◆ Supplied information
------------------------------
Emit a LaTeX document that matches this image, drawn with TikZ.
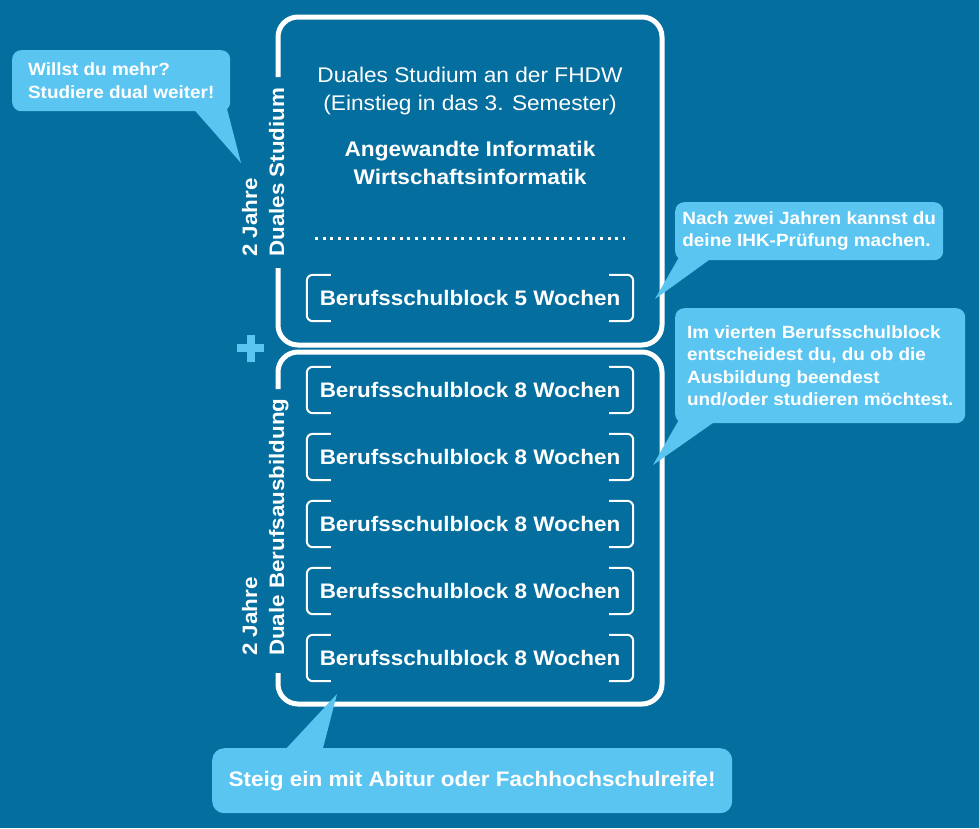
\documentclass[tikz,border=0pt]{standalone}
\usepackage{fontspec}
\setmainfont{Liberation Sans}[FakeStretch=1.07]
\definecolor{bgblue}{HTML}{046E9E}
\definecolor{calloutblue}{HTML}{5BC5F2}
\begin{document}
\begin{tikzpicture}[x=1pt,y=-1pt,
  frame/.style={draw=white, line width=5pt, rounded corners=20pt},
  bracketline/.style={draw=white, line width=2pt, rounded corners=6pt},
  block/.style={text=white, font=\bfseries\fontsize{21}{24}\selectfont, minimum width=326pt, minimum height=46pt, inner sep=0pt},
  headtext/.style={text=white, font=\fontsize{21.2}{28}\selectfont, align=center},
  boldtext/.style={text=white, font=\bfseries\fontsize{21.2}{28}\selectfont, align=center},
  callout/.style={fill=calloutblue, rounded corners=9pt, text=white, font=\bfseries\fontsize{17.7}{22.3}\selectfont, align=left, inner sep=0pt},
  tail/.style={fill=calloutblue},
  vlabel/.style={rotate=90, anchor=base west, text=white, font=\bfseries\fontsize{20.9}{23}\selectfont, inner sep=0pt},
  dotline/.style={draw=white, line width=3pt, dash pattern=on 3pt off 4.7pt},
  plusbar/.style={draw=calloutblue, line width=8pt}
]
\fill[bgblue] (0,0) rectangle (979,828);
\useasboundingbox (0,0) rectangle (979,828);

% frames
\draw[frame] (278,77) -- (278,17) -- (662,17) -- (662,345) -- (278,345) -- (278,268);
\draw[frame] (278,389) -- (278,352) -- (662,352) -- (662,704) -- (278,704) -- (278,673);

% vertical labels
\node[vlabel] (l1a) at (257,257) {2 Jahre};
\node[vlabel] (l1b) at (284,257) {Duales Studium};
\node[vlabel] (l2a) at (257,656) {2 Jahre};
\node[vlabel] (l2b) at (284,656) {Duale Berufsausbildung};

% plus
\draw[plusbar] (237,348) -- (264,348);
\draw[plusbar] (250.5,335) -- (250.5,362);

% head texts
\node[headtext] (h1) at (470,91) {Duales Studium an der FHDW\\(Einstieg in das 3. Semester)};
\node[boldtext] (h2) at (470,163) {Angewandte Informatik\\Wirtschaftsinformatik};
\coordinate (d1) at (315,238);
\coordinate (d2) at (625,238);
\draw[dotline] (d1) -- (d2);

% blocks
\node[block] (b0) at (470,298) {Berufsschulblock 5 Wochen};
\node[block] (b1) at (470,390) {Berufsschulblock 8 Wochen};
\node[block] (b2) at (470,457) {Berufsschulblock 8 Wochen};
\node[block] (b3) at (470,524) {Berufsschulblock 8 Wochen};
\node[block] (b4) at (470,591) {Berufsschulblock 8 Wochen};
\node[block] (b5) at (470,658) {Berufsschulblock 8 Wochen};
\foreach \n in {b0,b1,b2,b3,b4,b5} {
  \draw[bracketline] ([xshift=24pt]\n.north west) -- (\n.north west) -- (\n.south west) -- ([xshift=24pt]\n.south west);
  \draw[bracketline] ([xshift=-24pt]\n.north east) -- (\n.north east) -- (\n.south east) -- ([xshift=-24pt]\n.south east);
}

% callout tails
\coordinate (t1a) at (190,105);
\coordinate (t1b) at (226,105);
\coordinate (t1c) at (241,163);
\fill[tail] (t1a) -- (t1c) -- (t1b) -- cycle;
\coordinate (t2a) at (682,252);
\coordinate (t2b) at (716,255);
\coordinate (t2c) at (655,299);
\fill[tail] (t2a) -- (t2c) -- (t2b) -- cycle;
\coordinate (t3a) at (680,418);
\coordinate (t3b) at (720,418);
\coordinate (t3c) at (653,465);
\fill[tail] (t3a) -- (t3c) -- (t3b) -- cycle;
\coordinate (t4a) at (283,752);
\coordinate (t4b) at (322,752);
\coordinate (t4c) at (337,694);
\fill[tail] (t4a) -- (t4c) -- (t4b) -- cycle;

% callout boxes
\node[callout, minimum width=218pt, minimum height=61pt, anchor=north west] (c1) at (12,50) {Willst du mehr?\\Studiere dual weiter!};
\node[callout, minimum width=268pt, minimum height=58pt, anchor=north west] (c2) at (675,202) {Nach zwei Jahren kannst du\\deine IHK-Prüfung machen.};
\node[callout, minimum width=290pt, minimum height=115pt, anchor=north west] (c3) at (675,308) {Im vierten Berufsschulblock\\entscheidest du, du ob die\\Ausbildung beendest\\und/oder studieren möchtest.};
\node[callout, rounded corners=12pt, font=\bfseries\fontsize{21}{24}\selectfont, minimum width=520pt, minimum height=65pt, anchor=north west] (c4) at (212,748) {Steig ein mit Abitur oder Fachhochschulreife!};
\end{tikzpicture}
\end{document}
------------------------------
◆ Problem statement
Pictures excluded, quote all the data above exactly.

◆ Task output
Emit a LaTeX document that matches this image, drawn with TikZ.
\documentclass[tikz,border=0pt]{standalone}
\usepackage{fontspec}
\setmainfont{Liberation Sans}[FakeStretch=1.07]
\definecolor{bgblue}{HTML}{046E9E}
\definecolor{calloutblue}{HTML}{5BC5F2}
\begin{document}
\begin{tikzpicture}[x=1pt,y=-1pt,
  frame/.style={draw=white, line width=5pt, rounded corners=20pt},
  bracketline/.style={draw=white, line width=2pt, rounded corners=6pt},
  block/.style={text=white, font=\bfseries\fontsize{21}{24}\selectfont, minimum width=326pt, minimum height=46pt, inner sep=0pt},
  headtext/.style={text=white, font=\fontsize{21.2}{28}\selectfont, align=center},
  boldtext/.style={text=white, font=\bfseries\fontsize{21.2}{28}\selectfont, align=center},
  callout/.style={fill=calloutblue, rounded corners=9pt, text=white, font=\bfseries\fontsize{17.7}{22.3}\selectfont, align=left, inner sep=0pt},
  tail/.style={fill=calloutblue},
  vlabel/.style={rotate=90, anchor=base west, text=white, font=\bfseries\fontsize{20.9}{23}\selectfont, inner sep=0pt},
  dotline/.style={draw=white, line width=3pt, dash pattern=on 3pt off 4.7pt},
  plusbar/.style={draw=calloutblue, line width=8pt}
]
\fill[bgblue] (0,0) rectangle (979,828);
\useasboundingbox (0,0) rectangle (979,828);

% frames
\draw[frame] (278,77) -- (278,17) -- (662,17) -- (662,345) -- (278,345) -- (278,268);
\draw[frame] (278,389) -- (278,352) -- (662,352) -- (662,704) -- (278,704) -- (278,673);

% vertical labels
\node[vlabel] (l1a) at (257,257) {2 Jahre};
\node[vlabel] (l1b) at (284,257) {Duales Studium};
\node[vlabel] (l2a) at (257,656) {2 Jahre};
\node[vlabel] (l2b) at (284,656) {Duale Berufsausbildung};

% plus
\draw[plusbar] (237,348) -- (264,348);
\draw[plusbar] (250.5,335) -- (250.5,362);

% head texts
\node[headtext] (h1) at (470,91) {Duales Studium an der FHDW\\(Einstieg in das 3. Semester)};
\node[boldtext] (h2) at (470,163) {Angewandte Informatik\\Wirtschaftsinformatik};
\coordinate (d1) at (315,238);
\coordinate (d2) at (625,238);
\draw[dotline] (d1) -- (d2);

% blocks
\node[block] (b0) at (470,298) {Berufsschulblock 5 Wochen};
\node[block] (b1) at (470,390) {Berufsschulblock 8 Wochen};
\node[block] (b2) at (470,457) {Berufsschulblock 8 Wochen};
\node[block] (b3) at (470,524) {Berufsschulblock 8 Wochen};
\node[block] (b4) at (470,591) {Berufsschulblock 8 Wochen};
\node[block] (b5) at (470,658) {Berufsschulblock 8 Wochen};
\foreach \n in {b0,b1,b2,b3,b4,b5} {
  \draw[bracketline] ([xshift=24pt]\n.north west) -- (\n.north west) -- (\n.south west) -- ([xshift=24pt]\n.south west);
  \draw[bracketline] ([xshift=-24pt]\n.north east) -- (\n.north east) -- (\n.south east) -- ([xshift=-24pt]\n.south east);
}

% callout tails
\coordinate (t1a) at (190,105);
\coordinate (t1b) at (226,105);
\coordinate (t1c) at (241,163);
\fill[tail] (t1a) -- (t1c) -- (t1b) -- cycle;
\coordinate (t2a) at (682,252);
\coordinate (t2b) at (716,255);
\coordinate (t2c) at (655,299);
\fill[tail] (t2a) -- (t2c) -- (t2b) -- cycle;
\coordinate (t3a) at (680,418);
\coordinate (t3b) at (720,418);
\coordinate (t3c) at (653,465);
\fill[tail] (t3a) -- (t3c) -- (t3b) -- cycle;
\coordinate (t4a) at (283,752);
\coordinate (t4b) at (322,752);
\coordinate (t4c) at (337,694);
\fill[tail] (t4a) -- (t4c) -- (t4b) -- cycle;

% callout boxes
\node[callout, minimum width=218pt, minimum height=61pt, anchor=north west] (c1) at (12,50) {Willst du mehr?\\Studiere dual weiter!};
\node[callout, minimum width=268pt, minimum height=58pt, anchor=north west] (c2) at (675,202) {Nach zwei Jahren kannst du\\deine IHK-Prüfung machen.};
\node[callout, minimum width=290pt, minimum height=115pt, anchor=north west] (c3) at (675,308) {Im vierten Berufsschulblock\\entscheidest du, du ob die\\Ausbildung beendest\\und/oder studieren möchtest.};
\node[callout, rounded corners=12pt, font=\bfseries\fontsize{21}{24}\selectfont, minimum width=520pt, minimum height=65pt, anchor=north west] (c4) at (212,748) {Steig ein mit Abitur oder Fachhochschulreife!};
\end{tikzpicture}
\end{document}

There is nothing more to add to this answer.